Skip the pictures and extract all of the lines exactly as written.
● ● ● ●
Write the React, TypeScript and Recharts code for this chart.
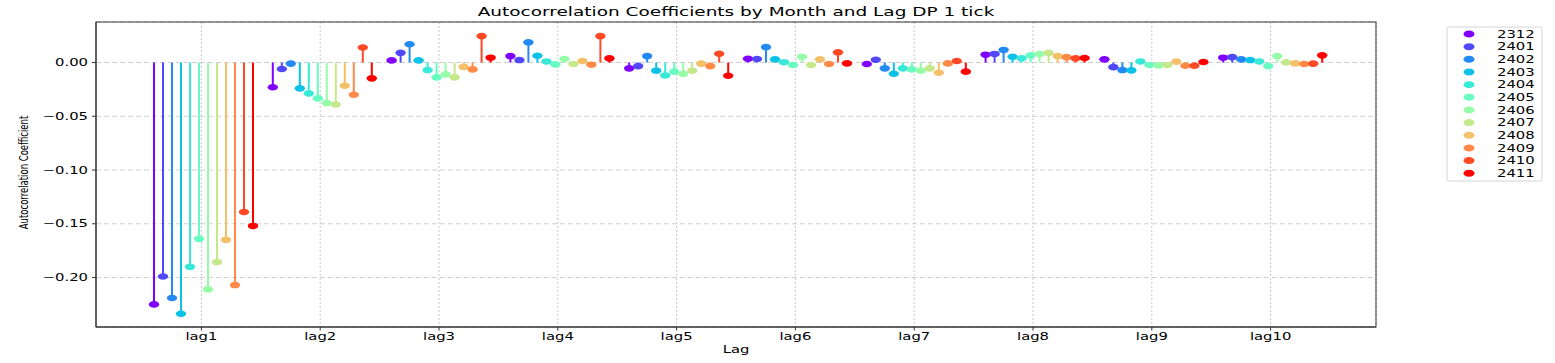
import { Bar, BarChart, CartesianGrid, XAxis, YAxis } from "recharts";

const lags = ["lag1", "lag2", "lag3", "lag4", "lag5", "lag6", "lag7", "lag8", "lag9", "lag10"];
const months = ["2312", "2401", "2402", "2403", "2404", "2405", "2406", "2407", "2408", "2409", "2410", "2411"];

// values per month, lag1..lag10
const m2312 = [-0.225, -0.023, 0.002, 0.006, -0.0054, 0.0035, -0.0014, 0.0073, 0.003, 0.0045];
const m2401 = [-0.199, -0.006, 0.009, 0.0023, -0.0033, 0.0033, 0.0026, 0.008, -0.0043, 0.005];
const m2402 = [-0.219, -0.001, 0.017, 0.0188, 0.006, 0.0144, -0.0054, 0.0117, -0.007, 0.003];
const m2403 = [-0.2337, -0.024, 0.002, 0.0063, -0.0076, 0.003, -0.0104, 0.0054, -0.0073, 0.0023];
const m2404 = [-0.19, -0.0287, -0.007, 0.001, -0.012, 0.0003, -0.0054, 0.0039, 0.001, 0.001];
const m2405 = [-0.164, -0.0333, -0.0138, -0.0017, -0.0085, -0.0023, -0.0064, 0.0067, -0.0023, -0.0033];
const m2406 = [-0.211, -0.0377, -0.011, 0.0033, -0.0107, 0.0054, -0.0076, 0.008, -0.0026, 0.006];
const m2407 = [-0.1856, -0.039, -0.0138, -0.0014, -0.0076, -0.0023, -0.0054, 0.009, -0.0023, 0.0002];
const m2408 = [-0.165, -0.0216, -0.004, 0.0014, -0.001, 0.003, -0.0095, 0.006, 0.0008, -0.0008];
const m2409 = [-0.207, -0.03, -0.0064, -0.002, -0.0033, -0.0014, -0.0008, 0.0051, -0.003, -0.0014];
const m2410 = [-0.139, 0.014, 0.0246, 0.0246, 0.0082, 0.0095, 0.0014, 0.0039, -0.003, -0.001];
const m2411 = [-0.152, -0.0147, 0.0045, 0.0039, -0.0123, -0.0008, -0.0085, 0.0042, 0.0005, 0.0067];

const series = [m2312, m2401, m2402, m2403, m2404, m2405, m2406, m2407, m2408, m2409, m2410, m2411];

// matplotlib "rainbow", 12 steps
const colors = [
	"#8000ff", "#5148fc", "#238af5", "#0cc1e8", "#3ae8d7", "#68fcc1",
	"#97fca7", "#c5e88a", "#f3c16a", "#ff8a48", "#ff4824", "#ff0000",
];

const yTicks = [-0.2, -0.15, -0.1, -0.05, 0];

const data = lags.map((lag, i) => {
	const row: Record<string, any> = { lag };
	months.forEach((m, j) => {
		row[m] = series[j][i];
	});
	return row;
});

const W = 1555;
const H = 363;
const PL = 96;
const PT = 22;
const PR = 1376;
const PB = 327;
const SX = 1.48; // the figure is stretched sideways
const FONT = "DejaVu Sans, sans-serif";

const fmt = (v: number) => (v < 0 ? "\u2212" : "") + Math.abs(v).toFixed(2);

function StretchText({ x, y, anchor = "middle", size = 10, rotate = 0, children }: any) {
	return (
		<text
			transform={`translate(${x},${y}) scale(${SX},1)${rotate ? ` rotate(${rotate})` : ""}`}
			textAnchor={anchor}
			fontSize={size}
			fontFamily={FONT}
			fill="#000"
		>
			{children}
		</text>
	);
}

const XTick = ({ x, y, payload }: any) => (
	<StretchText x={x} y={y + 7}>
		{payload.value}
	</StretchText>
);

const YTick = ({ x, y, payload }: any) => (
	<StretchText x={x} y={y + 3.5} anchor="end">
		{fmt(payload.value)}
	</StretchText>
);

const stemShape = (key: string, color: string) => (props: any) => {
	const { x, y, width, height, payload } = props;
	const v = payload[key];
	const cx = x + width / 2;
	const a = y;
	const b = y + height;
	const vy = v >= 0 ? Math.min(a, b) : Math.max(a, b);
	const zy = v >= 0 ? Math.max(a, b) : Math.min(a, b);
	return (
		<g>
			<line x1={cx} x2={cx} y1={zy} y2={vy} stroke={color} strokeWidth={2} />
			<ellipse cx={cx} cy={vy} rx={5.2} ry={3.3} fill={color} />
		</g>
	);
};

export default function App() {
	return (
		<div style={{ position: "absolute", left: 0, top: 0, width: W, height: H, background: "#fff" }}>
			<BarChart
				width={W}
				height={H}
				data={data}
				margin={{ top: PT, right: W - PR, bottom: 0, left: 0 }}
				barCategoryGap={7.5}
				barGap={0}
			>
				<CartesianGrid horizontal={true} vertical={false} stroke="#d0d0d0" strokeDasharray="5 3" />
				<CartesianGrid horizontal={false} vertical={true} stroke="#c8c8c8" strokeDasharray="2 2" />
				<XAxis
					dataKey="lag"
					height={H - PB}
					padding={{ left: 46, right: 46 }}
					tick={<XTick />}
					tickSize={3.5}
					tickMargin={2.5}
					stroke="#333"
					interval={0}
				/>
				<YAxis
					type="number"
					domain={[-0.246, 0.0377]}
					allowDataOverflow
					ticks={yTicks}
					width={PL}
					tick={<YTick />}
					tickSize={4}
					tickMargin={4}
					stroke="#333"
				/>
				{months.map((m, j) => (
					<Bar
						key={m}
						dataKey={m}
						fill={colors[j]}
						isAnimationActive={false}
						shape={stemShape(m, colors[j])}
					/>
				))}
			</BarChart>
			<svg
				width={W}
				height={H}
				style={{ position: "absolute", left: 0, top: 0, pointerEvents: "none" }}
			>
				<rect x={PL} y={PT} width={PR - PL} height={PB - PT} fill="none" stroke="#333" strokeWidth={1} />
				<StretchText x={(PL + PR) / 2} y={16} size={12.5}>
					Autocorrelation Coefficients by Month and Lag DP 1 tick
				</StretchText>
				<StretchText x={(PL + PR) / 2} y={353} size={10}>
					Lag
				</StretchText>
				<text
					transform={`translate(28,${(PT + PB) / 2 - 2}) scale(${SX},1) rotate(-90)`}
					textAnchor="middle"
					fontSize={8.5}
					fontFamily={FONT}
				>
					Autocorrelation Coefficient
				</text>
				<rect x={1447} y={27} width={95} height={154} rx={2} fill="#fff" stroke="#d4d4d4" />
				{months.map((m, j) => (
					<g key={m}>
						<ellipse cx={1469} cy={34 + j * 12.66} rx={5.5} ry={3.5} fill={colors[j]} />
						<StretchText x={1497} y={34 + j * 12.66 + 3.6} anchor="start">
							{m}
						</StretchText>
					</g>
				))}
			</svg>
		</div>
	);
}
● ● ● ●
EXERCISE RESPONSE —
Write the React, TypeScript and Recharts code for this chart.
import { Bar, BarChart, CartesianGrid, XAxis, YAxis } from "recharts";

const lags = ["lag1", "lag2", "lag3", "lag4", "lag5", "lag6", "lag7", "lag8", "lag9", "lag10"];
const months = ["2312", "2401", "2402", "2403", "2404", "2405", "2406", "2407", "2408", "2409", "2410", "2411"];

// values per month, lag1..lag10
const m2312 = [-0.225, -0.023, 0.002, 0.006, -0.0054, 0.0035, -0.0014, 0.0073, 0.003, 0.0045];
const m2401 = [-0.199, -0.006, 0.009, 0.0023, -0.0033, 0.0033, 0.0026, 0.008, -0.0043, 0.005];
const m2402 = [-0.219, -0.001, 0.017, 0.0188, 0.006, 0.0144, -0.0054, 0.0117, -0.007, 0.003];
const m2403 = [-0.2337, -0.024, 0.002, 0.0063, -0.0076, 0.003, -0.0104, 0.0054, -0.0073, 0.0023];
const m2404 = [-0.19, -0.0287, -0.007, 0.001, -0.012, 0.0003, -0.0054, 0.0039, 0.001, 0.001];
const m2405 = [-0.164, -0.0333, -0.0138, -0.0017, -0.0085, -0.0023, -0.0064, 0.0067, -0.0023, -0.0033];
const m2406 = [-0.211, -0.0377, -0.011, 0.0033, -0.0107, 0.0054, -0.0076, 0.008, -0.0026, 0.006];
const m2407 = [-0.1856, -0.039, -0.0138, -0.0014, -0.0076, -0.0023, -0.0054, 0.009, -0.0023, 0.0002];
const m2408 = [-0.165, -0.0216, -0.004, 0.0014, -0.001, 0.003, -0.0095, 0.006, 0.0008, -0.0008];
const m2409 = [-0.207, -0.03, -0.0064, -0.002, -0.0033, -0.0014, -0.0008, 0.0051, -0.003, -0.0014];
const m2410 = [-0.139, 0.014, 0.0246, 0.0246, 0.0082, 0.0095, 0.0014, 0.0039, -0.003, -0.001];
const m2411 = [-0.152, -0.0147, 0.0045, 0.0039, -0.0123, -0.0008, -0.0085, 0.0042, 0.0005, 0.0067];

const series = [m2312, m2401, m2402, m2403, m2404, m2405, m2406, m2407, m2408, m2409, m2410, m2411];

// matplotlib "rainbow", 12 steps
const colors = [
	"#8000ff", "#5148fc", "#238af5", "#0cc1e8", "#3ae8d7", "#68fcc1",
	"#97fca7", "#c5e88a", "#f3c16a", "#ff8a48", "#ff4824", "#ff0000",
];

const yTicks = [-0.2, -0.15, -0.1, -0.05, 0];

const data = lags.map((lag, i) => {
	const row: Record<string, any> = { lag };
	months.forEach((m, j) => {
		row[m] = series[j][i];
	});
	return row;
});

const W = 1555;
const H = 363;
const PL = 96;
const PT = 22;
const PR = 1376;
const PB = 327;
const SX = 1.48; // the figure is stretched sideways
const FONT = "DejaVu Sans, sans-serif";

const fmt = (v: number) => (v < 0 ? "\u2212" : "") + Math.abs(v).toFixed(2);

function StretchText({ x, y, anchor = "middle", size = 10, rotate = 0, children }: any) {
	return (
		<text
			transform={`translate(${x},${y}) scale(${SX},1)${rotate ? ` rotate(${rotate})` : ""}`}
			textAnchor={anchor}
			fontSize={size}
			fontFamily={FONT}
			fill="#000"
		>
			{children}
		</text>
	);
}

const XTick = ({ x, y, payload }: any) => (
	<StretchText x={x} y={y + 7}>
		{payload.value}
	</StretchText>
);

const YTick = ({ x, y, payload }: any) => (
	<StretchText x={x} y={y + 3.5} anchor="end">
		{fmt(payload.value)}
	</StretchText>
);

const stemShape = (key: string, color: string) => (props: any) => {
	const { x, y, width, height, payload } = props;
	const v = payload[key];
	const cx = x + width / 2;
	const a = y;
	const b = y + height;
	const vy = v >= 0 ? Math.min(a, b) : Math.max(a, b);
	const zy = v >= 0 ? Math.max(a, b) : Math.min(a, b);
	return (
		<g>
			<line x1={cx} x2={cx} y1={zy} y2={vy} stroke={color} strokeWidth={2} />
			<ellipse cx={cx} cy={vy} rx={5.2} ry={3.3} fill={color} />
		</g>
	);
};

export default function App() {
	return (
		<div style={{ position: "absolute", left: 0, top: 0, width: W, height: H, background: "#fff" }}>
			<BarChart
				width={W}
				height={H}
				data={data}
				margin={{ top: PT, right: W - PR, bottom: 0, left: 0 }}
				barCategoryGap={7.5}
				barGap={0}
			>
				<CartesianGrid horizontal={true} vertical={false} stroke="#d0d0d0" strokeDasharray="5 3" />
				<CartesianGrid horizontal={false} vertical={true} stroke="#c8c8c8" strokeDasharray="2 2" />
				<XAxis
					dataKey="lag"
					height={H - PB}
					padding={{ left: 46, right: 46 }}
					tick={<XTick />}
					tickSize={3.5}
					tickMargin={2.5}
					stroke="#333"
					interval={0}
				/>
				<YAxis
					type="number"
					domain={[-0.246, 0.0377]}
					allowDataOverflow
					ticks={yTicks}
					width={PL}
					tick={<YTick />}
					tickSize={4}
					tickMargin={4}
					stroke="#333"
				/>
				{months.map((m, j) => (
					<Bar
						key={m}
						dataKey={m}
						fill={colors[j]}
						isAnimationActive={false}
						shape={stemShape(m, colors[j])}
					/>
				))}
			</BarChart>
			<svg
				width={W}
				height={H}
				style={{ position: "absolute", left: 0, top: 0, pointerEvents: "none" }}
			>
				<rect x={PL} y={PT} width={PR - PL} height={PB - PT} fill="none" stroke="#333" strokeWidth={1} />
				<StretchText x={(PL + PR) / 2} y={16} size={12.5}>
					Autocorrelation Coefficients by Month and Lag DP 1 tick
				</StretchText>
				<StretchText x={(PL + PR) / 2} y={353} size={10}>
					Lag
				</StretchText>
				<text
					transform={`translate(28,${(PT + PB) / 2 - 2}) scale(${SX},1) rotate(-90)`}
					textAnchor="middle"
					fontSize={8.5}
					fontFamily={FONT}
				>
					Autocorrelation Coefficient
				</text>
				<rect x={1447} y={27} width={95} height={154} rx={2} fill="#fff" stroke="#d4d4d4" />
				{months.map((m, j) => (
					<g key={m}>
						<ellipse cx={1469} cy={34 + j * 12.66} rx={5.5} ry={3.5} fill={colors[j]} />
						<StretchText x={1497} y={34 + j * 12.66 + 3.6} anchor="start">
							{m}
						</StretchText>
					</g>
				))}
			</svg>
		</div>
	);
}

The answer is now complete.